--- begin Dataset content ---
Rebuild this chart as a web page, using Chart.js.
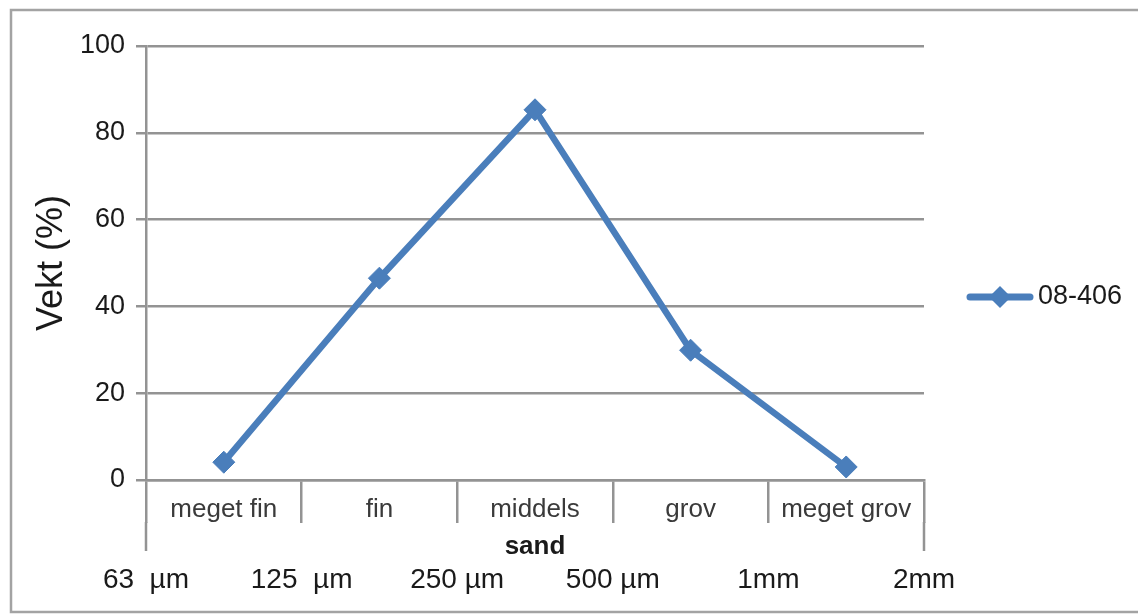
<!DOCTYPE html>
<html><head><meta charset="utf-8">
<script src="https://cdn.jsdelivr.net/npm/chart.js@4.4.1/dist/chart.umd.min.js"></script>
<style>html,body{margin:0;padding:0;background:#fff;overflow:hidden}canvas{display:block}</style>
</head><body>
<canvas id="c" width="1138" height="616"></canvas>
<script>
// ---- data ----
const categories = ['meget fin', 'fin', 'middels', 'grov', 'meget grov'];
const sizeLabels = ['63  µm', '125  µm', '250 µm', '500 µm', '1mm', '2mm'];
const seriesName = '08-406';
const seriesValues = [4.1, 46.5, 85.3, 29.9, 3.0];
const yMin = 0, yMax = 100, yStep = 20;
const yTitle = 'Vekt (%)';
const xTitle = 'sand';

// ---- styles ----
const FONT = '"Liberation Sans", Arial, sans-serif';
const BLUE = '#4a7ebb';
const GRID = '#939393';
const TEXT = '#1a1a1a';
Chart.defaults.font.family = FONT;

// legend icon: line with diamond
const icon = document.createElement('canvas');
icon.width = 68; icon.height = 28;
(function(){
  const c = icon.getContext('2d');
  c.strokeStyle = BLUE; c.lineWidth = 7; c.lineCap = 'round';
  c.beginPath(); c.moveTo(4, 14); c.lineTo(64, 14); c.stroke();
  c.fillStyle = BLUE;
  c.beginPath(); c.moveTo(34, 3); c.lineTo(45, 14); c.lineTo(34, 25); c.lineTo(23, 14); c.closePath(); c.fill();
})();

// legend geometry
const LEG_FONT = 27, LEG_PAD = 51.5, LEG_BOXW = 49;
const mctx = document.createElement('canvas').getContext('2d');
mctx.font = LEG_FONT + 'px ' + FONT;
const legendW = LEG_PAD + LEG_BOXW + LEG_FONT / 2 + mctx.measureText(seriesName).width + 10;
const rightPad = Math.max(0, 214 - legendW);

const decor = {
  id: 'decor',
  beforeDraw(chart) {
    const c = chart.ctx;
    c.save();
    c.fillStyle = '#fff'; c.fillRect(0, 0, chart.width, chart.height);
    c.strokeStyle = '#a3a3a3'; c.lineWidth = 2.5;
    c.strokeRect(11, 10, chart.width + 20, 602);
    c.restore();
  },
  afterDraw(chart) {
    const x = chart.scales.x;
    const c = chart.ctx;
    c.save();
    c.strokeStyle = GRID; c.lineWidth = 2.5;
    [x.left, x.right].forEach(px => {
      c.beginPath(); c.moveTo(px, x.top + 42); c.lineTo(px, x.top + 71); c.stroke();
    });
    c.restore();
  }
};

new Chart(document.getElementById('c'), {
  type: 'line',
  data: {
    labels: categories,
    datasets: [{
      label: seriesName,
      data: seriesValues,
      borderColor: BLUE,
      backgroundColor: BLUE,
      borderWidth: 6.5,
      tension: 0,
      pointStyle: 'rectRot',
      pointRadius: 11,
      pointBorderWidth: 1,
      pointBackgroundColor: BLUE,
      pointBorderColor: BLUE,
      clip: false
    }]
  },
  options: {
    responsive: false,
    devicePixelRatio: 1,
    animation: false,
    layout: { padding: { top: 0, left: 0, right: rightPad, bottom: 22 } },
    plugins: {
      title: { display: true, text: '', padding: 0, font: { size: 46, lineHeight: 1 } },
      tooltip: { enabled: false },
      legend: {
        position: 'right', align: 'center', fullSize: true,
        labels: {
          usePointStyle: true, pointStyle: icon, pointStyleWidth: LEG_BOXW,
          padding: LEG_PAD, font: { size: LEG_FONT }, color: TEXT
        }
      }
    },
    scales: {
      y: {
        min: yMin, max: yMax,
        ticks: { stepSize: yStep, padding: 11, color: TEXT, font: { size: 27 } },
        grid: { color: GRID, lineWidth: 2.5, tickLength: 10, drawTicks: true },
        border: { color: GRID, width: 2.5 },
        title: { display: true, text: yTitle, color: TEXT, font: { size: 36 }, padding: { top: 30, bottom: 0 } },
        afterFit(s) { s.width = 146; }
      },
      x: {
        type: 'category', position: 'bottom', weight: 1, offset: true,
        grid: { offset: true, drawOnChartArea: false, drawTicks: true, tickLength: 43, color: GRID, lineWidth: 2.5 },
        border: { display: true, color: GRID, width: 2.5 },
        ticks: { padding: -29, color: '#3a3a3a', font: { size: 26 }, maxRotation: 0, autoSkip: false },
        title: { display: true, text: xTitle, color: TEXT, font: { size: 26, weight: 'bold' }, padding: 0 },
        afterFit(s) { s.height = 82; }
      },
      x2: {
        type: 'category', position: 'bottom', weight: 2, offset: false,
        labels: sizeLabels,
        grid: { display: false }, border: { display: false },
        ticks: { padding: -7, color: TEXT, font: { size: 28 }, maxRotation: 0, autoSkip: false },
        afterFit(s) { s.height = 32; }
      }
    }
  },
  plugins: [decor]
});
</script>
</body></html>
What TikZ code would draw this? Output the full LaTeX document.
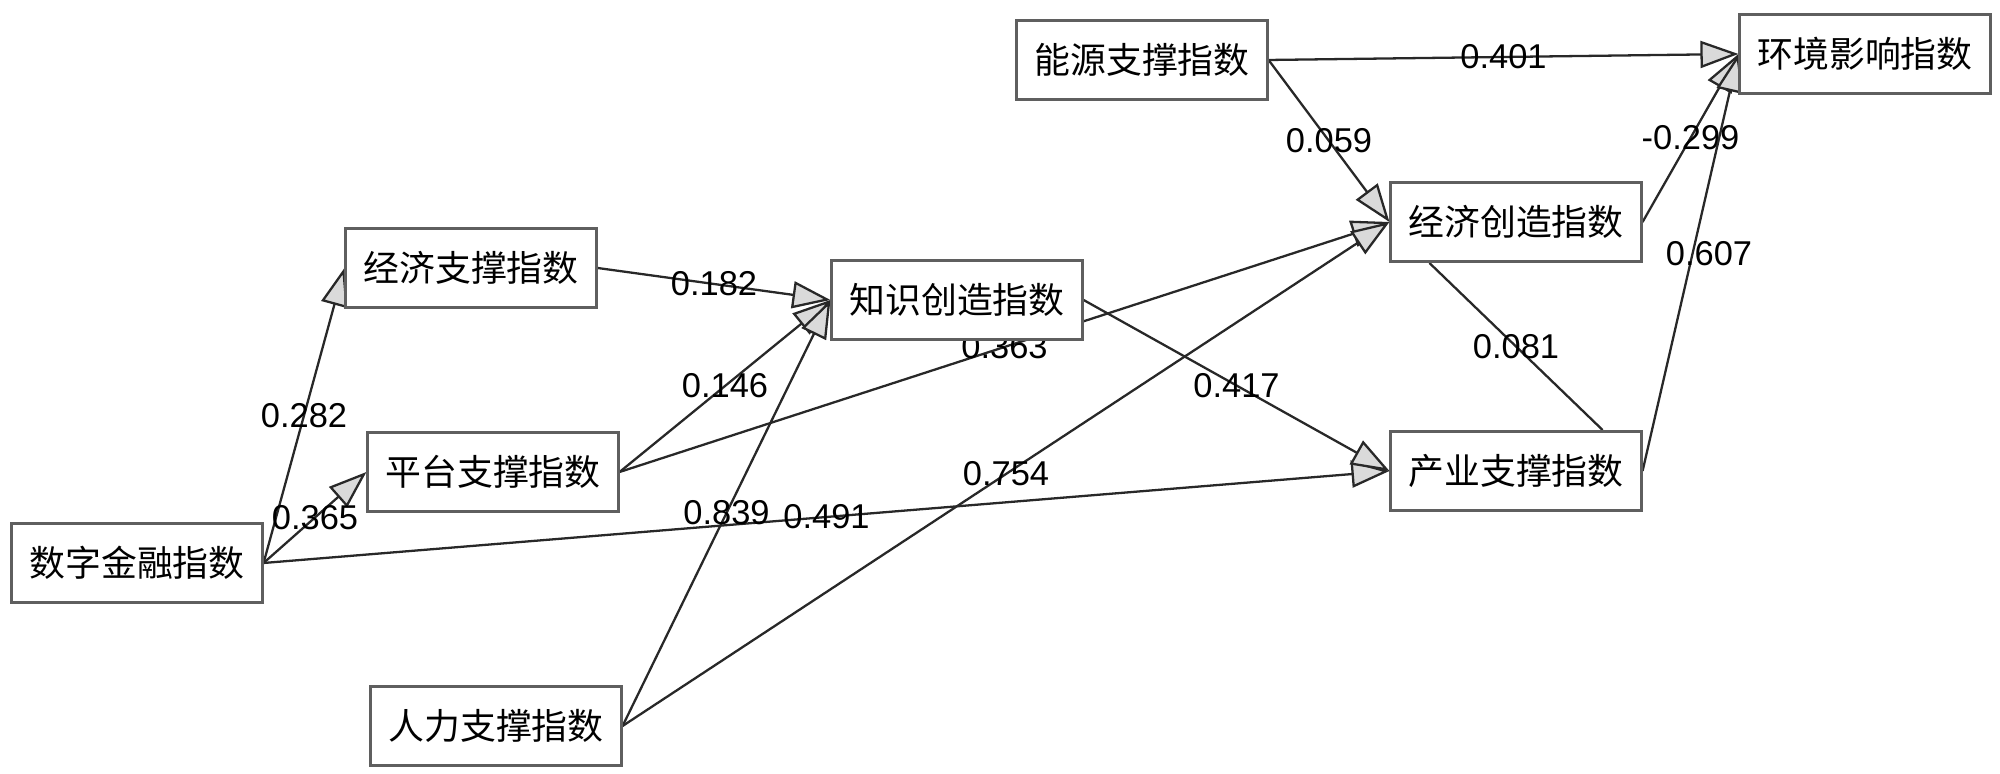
--- end Dataset content ---
▸ What this task involves
Leave out the pictures and transcribe the entries above exactly.

▸ Answer to this task
Rebuild this chart as a web page, using Chart.js.
<!DOCTYPE html>
<html><head><meta charset="utf-8">
<script src="https://cdn.jsdelivr.net/npm/chart.js@4.4.1/dist/chart.umd.min.js"></script>
<style>html,body{margin:0;padding:0;background:#fff;overflow:hidden}canvas{display:block}</style>
</head><body>
<canvas id="c" width="1138" height="616"></canvas>
<script>
// ---- data ----
const categories = ['meget fin', 'fin', 'middels', 'grov', 'meget grov'];
const sizeLabels = ['63  µm', '125  µm', '250 µm', '500 µm', '1mm', '2mm'];
const seriesName = '08-406';
const seriesValues = [4.1, 46.5, 85.3, 29.9, 3.0];
const yMin = 0, yMax = 100, yStep = 20;
const yTitle = 'Vekt (%)';
const xTitle = 'sand';

// ---- styles ----
const FONT = '"Liberation Sans", Arial, sans-serif';
const BLUE = '#4a7ebb';
const GRID = '#939393';
const TEXT = '#1a1a1a';
Chart.defaults.font.family = FONT;

// legend icon: line with diamond
const icon = document.createElement('canvas');
icon.width = 68; icon.height = 28;
(function(){
  const c = icon.getContext('2d');
  c.strokeStyle = BLUE; c.lineWidth = 7; c.lineCap = 'round';
  c.beginPath(); c.moveTo(4, 14); c.lineTo(64, 14); c.stroke();
  c.fillStyle = BLUE;
  c.beginPath(); c.moveTo(34, 3); c.lineTo(45, 14); c.lineTo(34, 25); c.lineTo(23, 14); c.closePath(); c.fill();
})();

// legend geometry
const LEG_FONT = 27, LEG_PAD = 51.5, LEG_BOXW = 49;
const mctx = document.createElement('canvas').getContext('2d');
mctx.font = LEG_FONT + 'px ' + FONT;
const legendW = LEG_PAD + LEG_BOXW + LEG_FONT / 2 + mctx.measureText(seriesName).width + 10;
const rightPad = Math.max(0, 214 - legendW);

const decor = {
  id: 'decor',
  beforeDraw(chart) {
    const c = chart.ctx;
    c.save();
    c.fillStyle = '#fff'; c.fillRect(0, 0, chart.width, chart.height);
    c.strokeStyle = '#a3a3a3'; c.lineWidth = 2.5;
    c.strokeRect(11, 10, chart.width + 20, 602);
    c.restore();
  },
  afterDraw(chart) {
    const x = chart.scales.x;
    const c = chart.ctx;
    c.save();
    c.strokeStyle = GRID; c.lineWidth = 2.5;
    [x.left, x.right].forEach(px => {
      c.beginPath(); c.moveTo(px, x.top + 42); c.lineTo(px, x.top + 71); c.stroke();
    });
    c.restore();
  }
};

new Chart(document.getElementById('c'), {
  type: 'line',
  data: {
    labels: categories,
    datasets: [{
      label: seriesName,
      data: seriesValues,
      borderColor: BLUE,
      backgroundColor: BLUE,
      borderWidth: 6.5,
      tension: 0,
      pointStyle: 'rectRot',
      pointRadius: 11,
      pointBorderWidth: 1,
      pointBackgroundColor: BLUE,
      pointBorderColor: BLUE,
      clip: false
    }]
  },
  options: {
    responsive: false,
    devicePixelRatio: 1,
    animation: false,
    layout: { padding: { top: 0, left: 0, right: rightPad, bottom: 22 } },
    plugins: {
      title: { display: true, text: '', padding: 0, font: { size: 46, lineHeight: 1 } },
      tooltip: { enabled: false },
      legend: {
        position: 'right', align: 'center', fullSize: true,
        labels: {
          usePointStyle: true, pointStyle: icon, pointStyleWidth: LEG_BOXW,
          padding: LEG_PAD, font: { size: LEG_FONT }, color: TEXT
        }
      }
    },
    scales: {
      y: {
        min: yMin, max: yMax,
        ticks: { stepSize: yStep, padding: 11, color: TEXT, font: { size: 27 } },
        grid: { color: GRID, lineWidth: 2.5, tickLength: 10, drawTicks: true },
        border: { color: GRID, width: 2.5 },
        title: { display: true, text: yTitle, color: TEXT, font: { size: 36 }, padding: { top: 30, bottom: 0 } },
        afterFit(s) { s.width = 146; }
      },
      x: {
        type: 'category', position: 'bottom', weight: 1, offset: true,
        grid: { offset: true, drawOnChartArea: false, drawTicks: true, tickLength: 43, color: GRID, lineWidth: 2.5 },
        border: { display: true, color: GRID, width: 2.5 },
        ticks: { padding: -29, color: '#3a3a3a', font: { size: 26 }, maxRotation: 0, autoSkip: false },
        title: { display: true, text: xTitle, color: TEXT, font: { size: 26, weight: 'bold' }, padding: 0 },
        afterFit(s) { s.height = 82; }
      },
      x2: {
        type: 'category', position: 'bottom', weight: 2, offset: false,
        labels: sizeLabels,
        grid: { display: false }, border: { display: false },
        ticks: { padding: -7, color: TEXT, font: { size: 28 }, maxRotation: 0, autoSkip: false },
        afterFit(s) { s.height = 32; }
      }
    }
  },
  plugins: [decor]
});
</script>
</body></html>
What TikZ code would draw this? Output the full LaTeX document.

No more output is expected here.